I do not wish these clearly very perspicacious folk to think ill of me for not responding to them. So, my apologies, but in future I would recommend adding comments here on the blog to those of you who wish to communicate. I am not sure I can face the Twitter experience on a regular basis.

Tableaux Vivants

My latest project is to stage a series of tableaux vivants. These will take place daily over the coming week. Each one will last for a duration of no more than one minute, at a push, at various locations in the hustle and bustle of the London streets, what Keith Pratt termed “the hurly-burly of the urban conurbation”, and each one will be a vivid, static, solo re-enactment of a significant historical event. I have thus far chosen six subjects:

The death of Socrates
The sinking of the Lusitania
The Punic Wars
The relief of Mafeking
The second resignation of David Blunkett
My first choc-ice

I would be grateful to readers for suggestions for the seventh and final tableau vivant, which it is intended will outshine the other six in both vividness and historical significance.

Signage And Exasperation

Here is a piece of signage at the entrance to a school self-esteem ‘n’ diversity awareness hub in Bermondsey. (Click to enlarge.)

signage

You will note that, upper right, the academy is proud that “Students [are] able to show case their talent in a professional setting”. Walking past the sign fairly often, I grew increasingly exasperated, and eventually fired off an email:

It is really quite appalling, as Prince Charles might say, that your sign at the top of Dunton Road is illiterate. “Showcase” is one word, not two. Having such an elementary error on what I would suppose to be a “showcase” for your academy is like those shopfronts that boast of a “proffesional” service.

Are you going to correct it?

I received the following reply:

Dear Mr Key,

Many thanks for taking the time to email the Academy regarding the mistake on our sign at the top of Dunton Road.

I will raise your concern with the company who design and manufacture our signs so that it does not happen again.

With all good wishes,

Alan Dane
Vice Principal

You will not be surprised to learn that this only served to increase my exasperation.

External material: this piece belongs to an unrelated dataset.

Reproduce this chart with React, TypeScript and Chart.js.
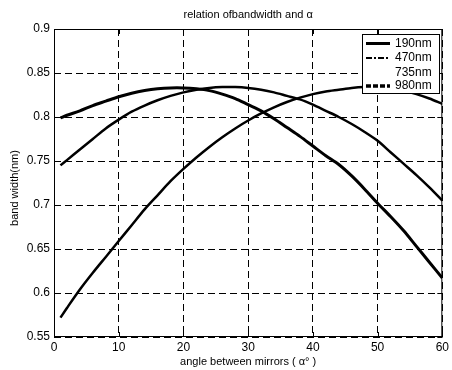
import React, { useEffect, useRef } from "react";
import { Chart, registerables } from "chart.js";

Chart.register(...registerables);

const angles = [1, 2, 4, 6, 8, 10, 12, 14, 16, 18, 20, 22, 24, 26, 28, 30, 32, 34, 36, 38, 40, 42, 44, 46, 48, 50, 52, 54, 56, 58, 60];
const bw190 = [0.799, 0.802, 0.807, 0.813, 0.818, 0.823, 0.827, 0.830, 0.832, 0.833, 0.833, 0.832, 0.830, 0.826, 0.821, 0.814, 0.807, 0.798, 0.788, 0.778, 0.767, 0.756, 0.746, 0.733, 0.718, 0.702, 0.687, 0.671, 0.653, 0.635, 0.617];
const bw470 = [0.745, 0.751, 0.763, 0.775, 0.787, 0.797, 0.806, 0.813, 0.819, 0.824, 0.828, 0.831, 0.833, 0.834, 0.834, 0.833, 0.831, 0.828, 0.824, 0.820, 0.814, 0.807, 0.800, 0.792, 0.783, 0.773, 0.760, 0.747, 0.734, 0.720, 0.705];
const bw735: number[] = [];
const bw980 = [0.572, 0.583, 0.604, 0.623, 0.641, 0.659, 0.677, 0.695, 0.711, 0.727, 0.741, 0.754, 0.766, 0.777, 0.787, 0.796, 0.804, 0.811, 0.817, 0.822, 0.826, 0.829, 0.831, 0.833, 0.834, 0.834, 0.833, 0.830, 0.826, 0.821, 0.815];

const seriesNames = ["190nm", "470nm", "735nm", "980nm"];
const xTicks = [0, 10, 20, 30, 40, 50, 60];
const yTicks = [0.55, 0.6, 0.65, 0.7, 0.75, 0.8, 0.85, 0.9];

const titleText = "relation ofbandwidth and α";
const xTitle = "angle between mirrors ( α° )";
const yTitle = "band width(nm)";

const FONT = "Liberation Sans, Arial, sans-serif";

const legendStyles = [
  { width: 3, dash: [] as number[] },
  { width: 2, dash: [6, 2, 2, 2] },
  { width: 0, dash: [] as number[] },
  { width: 3.5, dash: [5, 2] },
];

const decor = {
  id: "decor",
  afterDraw(chart: any) {
    const { ctx, chartArea, scales } = chart;
    const { left, right, top, bottom } = chartArea;
    const xs = scales.x;
    const ys = scales.y;
    ctx.save();
    ctx.strokeStyle = "#000";
    ctx.fillStyle = "#000";
    ctx.lineWidth = 1;
    ctx.setLineDash([]);
    ctx.strokeRect(left + 0.5, top + 0.5, right - left - 1, bottom - top - 1);
    ctx.beginPath();
    for (const v of xTicks) {
      const px = Math.round(xs.getPixelForValue(v)) + 0.5;
      ctx.moveTo(px, bottom);
      ctx.lineTo(px, bottom - 5);
      ctx.moveTo(px, top);
      ctx.lineTo(px, top + 5);
    }
    for (const v of yTicks) {
      const py = Math.round(ys.getPixelForValue(v)) + 0.5;
      ctx.moveTo(left, py);
      ctx.lineTo(left + 5, py);
      ctx.moveTo(right, py);
      ctx.lineTo(right - 5, py);
    }
    ctx.stroke();

    // titles
    ctx.font = `11px ${FONT}`;
    ctx.textAlign = "center";
    ctx.textBaseline = "middle";
    ctx.fillText(titleText, (left + right) / 2, 15);
    ctx.fillText(xTitle, (left + right) / 2, 362);
    ctx.save();
    ctx.translate(15, 188);
    ctx.rotate(-Math.PI / 2);
    ctx.fillText(yTitle, 0, 0);
    ctx.restore();

    // legend
    const bx = 362, by = 34, bw = 78, bh = 60;
    ctx.fillStyle = "#fff";
    ctx.fillRect(bx, by, bw, bh);
    ctx.strokeStyle = "#000";
    ctx.lineWidth = 1;
    ctx.strokeRect(bx + 0.5, by + 0.5, bw - 1, bh - 1);
    const rows = [43.5, 58, 72.5, 86];
    ctx.font = `12px ${FONT}`;
    ctx.textAlign = "left";
    ctx.fillStyle = "#000";
    seriesNames.forEach((name, i) => {
      const st = legendStyles[i];
      if (st.width > 0) {
        ctx.save();
        ctx.lineWidth = st.width;
        ctx.setLineDash(st.dash);
        ctx.beginPath();
        ctx.moveTo(366, rows[i]);
        ctx.lineTo(390, rows[i]);
        ctx.stroke();
        ctx.restore();
      }
      ctx.fillText(name, 395, rows[i]);
    });
    ctx.restore();
  },
};

export default function App() {
  const ref = useRef<HTMLCanvasElement | null>(null);
  useEffect(() => {
    document.body.style.margin = "0";
    const canvas = ref.current!;
    const mk = (vals: number[]) => vals.map((v, i) => ({ x: angles[i], y: v }));
    const chart = new Chart(canvas, {
      type: "line",
      data: {
        datasets: [
          { label: seriesNames[0], data: mk(bw190), borderColor: "#000", borderWidth: 3, pointRadius: 0, tension: 0.3, fill: false },
          { label: seriesNames[1], data: mk(bw470), borderColor: "#000", borderWidth: 2.5, pointRadius: 0, tension: 0.3, fill: false },
          { label: seriesNames[2], data: mk(bw735), borderColor: "#000", borderWidth: 1, pointRadius: 0, fill: false },
          { label: seriesNames[3], data: mk(bw980), borderColor: "#000", borderWidth: 2.5, pointRadius: 0, tension: 0.3, fill: false },
        ],
      },
      options: {
        responsive: false,
        animation: false,
        events: [],
        layout: { padding: { top: 29, right: 6, left: 0, bottom: 0 } },
        plugins: { legend: { display: false }, title: { display: false }, tooltip: { enabled: false } },
        scales: {
          x: {
            type: "linear",
            min: 0,
            max: 60,
            afterBuildTicks: (s: any) => { s.ticks = xTicks.map((v) => ({ value: v })); },
            afterFit: (s: any) => { s.height = 33; },
            ticks: { color: "#000", font: { family: FONT, size: 12 }, padding: 3, maxRotation: 0 },
            grid: { color: "#000", lineWidth: 1, drawTicks: false },
            border: { display: false, dash: [7, 4] },
          },
          y: {
            type: "linear",
            min: 0.55,
            max: 0.9,
            afterBuildTicks: (s: any) => { s.ticks = yTicks.map((v) => ({ value: v })); },
            afterFit: (s: any) => { s.width = 54; },
            ticks: { color: "#000", font: { family: FONT, size: 12 }, padding: 4, callback: (v: any) => String(Number(v)) },
            grid: { color: "#000", lineWidth: 1, drawTicks: false },
            border: { display: false, dash: [7, 4] },
          },
        },
      },
      plugins: [decor],
    });
    return () => chart.destroy();
  }, []);
  return <canvas ref={ref} width={452} height={370} style={{ display: "block" }} />;
}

I wrote back:

It’s not really a case of it being my concern, as if I had sent a complaint about an incident. It’s a basic error on a public sign on an educational institution. Did nobody at the Academy raise “their concern” when the sign was delivered?

You also seem to be suggesting that it is the fault of some arm’s-length supplier, though I suppose that evasion of responsibility is all too common these days.

Marvellous news that “it will not happen again”, but the question I asked was whether you were going to correct the existing sign.

Mr Dane’s response?

Dear Mr Key,

I have asked the design and manufacturing company to explain the cause of the error. The matter will then be dealt with by the Academy internally.

Yours sincerely,

Alan Dane

Tempting as it was to stride into the school, locate Mr Dane’s office, and sluice out his brain with some kind of cleansing fluid, I contented myself with the following riposte:

Dear Mr Dane

What an extraordinary reply. Do you ever engage your brain rather than write boilerplate sentences?

Why do you need to have the company explain the error to you? And what precisely do you mean by “dealt with”?

Here is the reply I would have thought fitting from an educational establishment.

“We now realise that one of our public signs is illiterate and gives a thoroughly bad impression of the school. This ought to have been picked up, at least by the English-teaching staff, but nobody noticed. Now you have brought it to our attention we will tear the sign down and replace it with one that is written in correct English.”

Reply came there none. Six months on, the signage is still there. It really is appalling.